Philadelphia World Premiere Exposes Hometown Drama

News   Philadelphia World Premiere Exposes Hometown Drama
 
Before it opened on March 20, Third and Indiana, a world premiere based on the novel by former Philadelphia Inquirer columnist Steve Lopez, had already extended its run one week due to overwhelming ticket demand. The show runs at the Arden theatre in Philadelphia through May 4.

Before it opened on March 20, Third and Indiana, a world premiere based on the novel by former Philadelphia Inquirer columnist Steve Lopez, had already extended its run one week due to overwhelming ticket demand. The show runs at the Arden theatre in Philadelphia through May 4.

Adapted by Arden artistic director Aaron Posner, Third and Indiana was scripted with assistance from high school senior and young playwright Bernard Gray. It's a highly local production--a Philadelphia story set in Philadelphia neighborhoods, written by one of Philadelphia's most prominent writers, featuring an all Philadelphian cast.
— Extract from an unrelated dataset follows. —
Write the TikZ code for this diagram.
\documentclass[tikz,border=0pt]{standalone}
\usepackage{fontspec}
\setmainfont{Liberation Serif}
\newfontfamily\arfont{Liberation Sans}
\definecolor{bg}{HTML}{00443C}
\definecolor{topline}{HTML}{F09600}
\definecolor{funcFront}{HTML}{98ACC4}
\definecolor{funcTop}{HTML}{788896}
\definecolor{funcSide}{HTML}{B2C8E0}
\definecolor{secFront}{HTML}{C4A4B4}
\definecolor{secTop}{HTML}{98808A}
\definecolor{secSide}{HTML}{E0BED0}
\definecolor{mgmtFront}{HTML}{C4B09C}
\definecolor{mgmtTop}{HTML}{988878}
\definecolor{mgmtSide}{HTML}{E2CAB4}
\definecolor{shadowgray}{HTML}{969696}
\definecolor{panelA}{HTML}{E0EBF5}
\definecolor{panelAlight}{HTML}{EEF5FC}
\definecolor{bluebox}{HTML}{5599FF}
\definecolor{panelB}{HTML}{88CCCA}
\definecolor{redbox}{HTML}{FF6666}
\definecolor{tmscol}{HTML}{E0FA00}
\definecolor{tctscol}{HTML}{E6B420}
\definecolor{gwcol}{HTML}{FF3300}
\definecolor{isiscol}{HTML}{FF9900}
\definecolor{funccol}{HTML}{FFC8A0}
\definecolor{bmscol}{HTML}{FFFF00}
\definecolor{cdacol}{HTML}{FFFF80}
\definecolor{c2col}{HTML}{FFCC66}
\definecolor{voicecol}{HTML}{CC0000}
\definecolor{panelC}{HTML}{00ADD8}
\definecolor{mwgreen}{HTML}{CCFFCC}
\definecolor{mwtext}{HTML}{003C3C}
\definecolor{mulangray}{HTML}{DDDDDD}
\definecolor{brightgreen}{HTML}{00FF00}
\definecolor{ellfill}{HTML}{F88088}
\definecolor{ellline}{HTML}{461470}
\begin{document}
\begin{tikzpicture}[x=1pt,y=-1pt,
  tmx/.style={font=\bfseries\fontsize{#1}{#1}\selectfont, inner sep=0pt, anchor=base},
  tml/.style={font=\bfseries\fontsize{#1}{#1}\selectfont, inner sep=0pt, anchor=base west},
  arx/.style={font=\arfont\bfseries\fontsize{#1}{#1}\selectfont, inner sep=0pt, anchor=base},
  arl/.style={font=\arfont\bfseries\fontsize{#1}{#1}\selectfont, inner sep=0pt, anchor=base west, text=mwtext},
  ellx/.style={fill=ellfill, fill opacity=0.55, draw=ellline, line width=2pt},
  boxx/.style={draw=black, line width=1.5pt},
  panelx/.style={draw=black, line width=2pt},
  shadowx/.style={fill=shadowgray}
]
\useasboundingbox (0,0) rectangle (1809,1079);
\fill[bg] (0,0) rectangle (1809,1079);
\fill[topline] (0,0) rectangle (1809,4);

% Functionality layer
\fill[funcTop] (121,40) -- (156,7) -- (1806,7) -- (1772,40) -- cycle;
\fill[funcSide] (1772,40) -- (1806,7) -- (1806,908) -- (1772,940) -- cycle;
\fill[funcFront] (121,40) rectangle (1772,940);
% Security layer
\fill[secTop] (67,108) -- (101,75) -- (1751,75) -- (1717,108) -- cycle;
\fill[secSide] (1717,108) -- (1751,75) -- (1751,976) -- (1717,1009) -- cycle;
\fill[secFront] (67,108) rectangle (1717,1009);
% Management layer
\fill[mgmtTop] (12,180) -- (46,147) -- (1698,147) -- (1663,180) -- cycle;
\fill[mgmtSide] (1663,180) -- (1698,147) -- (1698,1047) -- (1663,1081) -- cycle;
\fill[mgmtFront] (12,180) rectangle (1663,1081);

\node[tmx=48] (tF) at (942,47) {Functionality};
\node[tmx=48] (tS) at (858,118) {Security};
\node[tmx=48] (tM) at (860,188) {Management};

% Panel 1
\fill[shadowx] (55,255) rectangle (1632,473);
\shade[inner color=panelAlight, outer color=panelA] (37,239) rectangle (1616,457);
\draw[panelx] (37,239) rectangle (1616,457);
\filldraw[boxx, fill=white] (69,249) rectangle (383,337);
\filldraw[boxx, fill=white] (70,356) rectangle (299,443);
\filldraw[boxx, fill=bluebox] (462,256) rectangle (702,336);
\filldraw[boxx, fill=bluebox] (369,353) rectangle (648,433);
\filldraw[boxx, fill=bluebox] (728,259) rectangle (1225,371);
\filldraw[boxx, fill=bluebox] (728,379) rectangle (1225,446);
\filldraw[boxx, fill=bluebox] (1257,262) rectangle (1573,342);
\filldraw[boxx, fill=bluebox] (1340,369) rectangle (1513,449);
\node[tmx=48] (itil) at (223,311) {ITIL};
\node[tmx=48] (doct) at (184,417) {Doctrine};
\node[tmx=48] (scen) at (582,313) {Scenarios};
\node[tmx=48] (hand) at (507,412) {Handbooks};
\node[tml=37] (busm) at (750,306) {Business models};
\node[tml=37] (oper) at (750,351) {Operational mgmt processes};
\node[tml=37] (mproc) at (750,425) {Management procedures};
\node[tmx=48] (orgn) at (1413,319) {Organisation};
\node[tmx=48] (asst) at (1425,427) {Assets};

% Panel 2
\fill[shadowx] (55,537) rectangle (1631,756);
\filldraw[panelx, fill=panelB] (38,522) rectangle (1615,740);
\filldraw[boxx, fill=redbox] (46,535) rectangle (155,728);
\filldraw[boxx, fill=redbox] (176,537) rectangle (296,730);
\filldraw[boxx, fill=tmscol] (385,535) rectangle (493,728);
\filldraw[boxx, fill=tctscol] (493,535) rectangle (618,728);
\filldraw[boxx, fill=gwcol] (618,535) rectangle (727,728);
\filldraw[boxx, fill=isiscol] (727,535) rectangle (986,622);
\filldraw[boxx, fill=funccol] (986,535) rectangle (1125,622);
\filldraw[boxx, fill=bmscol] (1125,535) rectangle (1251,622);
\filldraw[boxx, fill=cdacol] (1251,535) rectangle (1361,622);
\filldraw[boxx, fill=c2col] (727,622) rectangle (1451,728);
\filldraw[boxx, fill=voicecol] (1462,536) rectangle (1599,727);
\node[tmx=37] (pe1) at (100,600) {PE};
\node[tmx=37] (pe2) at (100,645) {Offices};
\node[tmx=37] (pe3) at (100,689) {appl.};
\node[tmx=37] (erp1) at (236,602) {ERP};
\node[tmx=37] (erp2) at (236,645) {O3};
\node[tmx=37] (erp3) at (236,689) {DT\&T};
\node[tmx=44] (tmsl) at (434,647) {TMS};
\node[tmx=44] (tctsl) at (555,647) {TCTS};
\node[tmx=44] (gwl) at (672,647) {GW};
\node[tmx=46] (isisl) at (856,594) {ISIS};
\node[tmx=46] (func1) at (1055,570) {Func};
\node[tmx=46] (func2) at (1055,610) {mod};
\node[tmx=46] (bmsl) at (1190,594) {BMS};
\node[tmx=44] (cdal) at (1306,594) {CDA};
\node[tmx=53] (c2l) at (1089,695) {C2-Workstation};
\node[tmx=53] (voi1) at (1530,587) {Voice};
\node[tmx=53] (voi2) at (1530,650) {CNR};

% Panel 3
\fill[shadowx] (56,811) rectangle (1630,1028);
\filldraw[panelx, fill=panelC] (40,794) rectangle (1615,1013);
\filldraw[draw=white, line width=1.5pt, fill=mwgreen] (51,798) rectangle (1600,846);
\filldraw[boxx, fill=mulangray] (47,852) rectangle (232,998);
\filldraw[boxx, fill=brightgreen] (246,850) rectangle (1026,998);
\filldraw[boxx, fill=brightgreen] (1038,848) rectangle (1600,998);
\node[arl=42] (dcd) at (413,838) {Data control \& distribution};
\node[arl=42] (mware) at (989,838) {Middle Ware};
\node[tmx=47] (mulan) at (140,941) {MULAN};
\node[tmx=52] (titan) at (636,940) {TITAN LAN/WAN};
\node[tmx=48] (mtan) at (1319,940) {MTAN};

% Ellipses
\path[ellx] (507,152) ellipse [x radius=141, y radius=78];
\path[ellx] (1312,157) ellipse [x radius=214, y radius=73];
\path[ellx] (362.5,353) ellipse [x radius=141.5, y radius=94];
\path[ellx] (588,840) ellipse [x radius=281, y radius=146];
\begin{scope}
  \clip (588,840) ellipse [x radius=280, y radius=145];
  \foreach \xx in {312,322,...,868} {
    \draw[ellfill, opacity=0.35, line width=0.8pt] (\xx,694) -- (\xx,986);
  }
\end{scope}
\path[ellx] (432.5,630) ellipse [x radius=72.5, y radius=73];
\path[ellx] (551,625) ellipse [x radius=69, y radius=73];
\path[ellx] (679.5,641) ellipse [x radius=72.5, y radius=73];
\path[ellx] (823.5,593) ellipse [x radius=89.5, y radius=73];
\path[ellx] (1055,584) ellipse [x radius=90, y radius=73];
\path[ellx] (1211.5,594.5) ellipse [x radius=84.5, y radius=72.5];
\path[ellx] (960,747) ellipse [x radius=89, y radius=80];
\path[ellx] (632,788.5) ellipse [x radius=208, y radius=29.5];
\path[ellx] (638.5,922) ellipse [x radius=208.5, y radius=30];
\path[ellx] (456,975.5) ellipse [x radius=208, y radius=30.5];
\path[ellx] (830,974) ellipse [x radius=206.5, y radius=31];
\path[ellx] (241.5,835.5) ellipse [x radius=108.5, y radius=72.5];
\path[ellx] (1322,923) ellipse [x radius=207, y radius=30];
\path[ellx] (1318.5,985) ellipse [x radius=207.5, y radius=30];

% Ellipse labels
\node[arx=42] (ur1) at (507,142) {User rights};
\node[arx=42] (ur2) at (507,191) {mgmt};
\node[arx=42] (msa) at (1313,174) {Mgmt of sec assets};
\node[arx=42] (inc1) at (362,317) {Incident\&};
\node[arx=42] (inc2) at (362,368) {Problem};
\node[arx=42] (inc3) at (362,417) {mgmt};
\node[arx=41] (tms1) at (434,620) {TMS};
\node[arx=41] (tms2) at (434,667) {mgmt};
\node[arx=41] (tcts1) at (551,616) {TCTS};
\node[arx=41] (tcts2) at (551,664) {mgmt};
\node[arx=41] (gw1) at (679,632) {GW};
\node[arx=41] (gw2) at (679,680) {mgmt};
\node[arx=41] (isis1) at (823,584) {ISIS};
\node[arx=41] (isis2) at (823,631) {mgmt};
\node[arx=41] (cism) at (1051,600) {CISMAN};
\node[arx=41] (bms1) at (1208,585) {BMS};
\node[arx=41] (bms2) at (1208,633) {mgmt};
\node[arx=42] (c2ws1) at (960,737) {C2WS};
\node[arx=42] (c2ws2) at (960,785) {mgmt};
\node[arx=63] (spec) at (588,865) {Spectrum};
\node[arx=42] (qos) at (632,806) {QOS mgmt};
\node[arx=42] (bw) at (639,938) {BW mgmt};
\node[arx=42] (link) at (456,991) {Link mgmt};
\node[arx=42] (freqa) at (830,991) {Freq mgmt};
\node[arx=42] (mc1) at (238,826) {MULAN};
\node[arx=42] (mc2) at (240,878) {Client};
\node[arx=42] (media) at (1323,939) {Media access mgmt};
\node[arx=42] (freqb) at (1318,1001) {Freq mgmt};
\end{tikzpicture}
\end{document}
Third and Indiana focuses on 16-year-old Gabriel Santoro, a young artist who lives in a North Philadelphia neighborhood dubbed, "The Badlands" by the media and politicians of the city. Struggling against the odds for a shot at happiness, he is also a member of the drug gang. Ashamed of his streetwise involvements, he runs away with his new found love to avoid confronting his mother, who begins to search frantically through the Phili streets for her son.

Indiana marks a return to Arden's history of staging literary adaptations. It is the 15th adaptation in Arden's nine year history, and the first novel since the 1994 box office hit Ellen Foster. Posner discovered Third and Indiana while listening to a National Public Radio interview/call-in show with author Lopez. Posner says, "Everyone who called in seemed to have such strong feelings about the book, both positive and negative. ...It seemed worth pursuing as a stage adaptation."

Arden's production makes extensive use of multi-media equipment to elicit the urban pace and beat of the 'hoods. Sound effects and video monitors are used on stage, and the Arden collaborated with local TV news stations to create news reports and 8mm black and white footage of scenes that take place on location throughout the city. Through all the stage activity, the message of the book remains intact. Posner says, "The underlying meanings and issues of the book have been my constant guide. The play is different from the novel, but instantly recognizable."

In fact, Posner was adamant about keeping the language close to the book, even despite the moral pull to keep expletives off the stages. Posner says, "Authenticity seems to me essential to tell this story honestly, and we have tried to bring authenticity onto our stage in as many ways as possible." He employed high school student Gray, who submitted a play to Posner last season after seeing Arden's Henry V, to ensure that the dialogue was true to life. "I knew I needed someone to help bring authenticity to the voices of the young, urban kids of the story. . . Bernard's input has been invaluable in making these voices come alive."

The cast includes four high-school students, three of which are seniors at the Creative and Performing Arts High School, CAPA.

Steve Lopez now writes for Time, Inc., as a columnist and writer-at-large. He spent 12 years as a columnist for Philadelphia Inquirer, and a collection of his columns, Land of the Giants was published in 1996. Lopez has received the H.L. Mencken Award, the Ernie Pyle Award for Human Interest in Writing, and a National Headlines Award for Column writing. His new book, The Sunday Macaroni Club, will be published in June by Harcourt Brace and Company.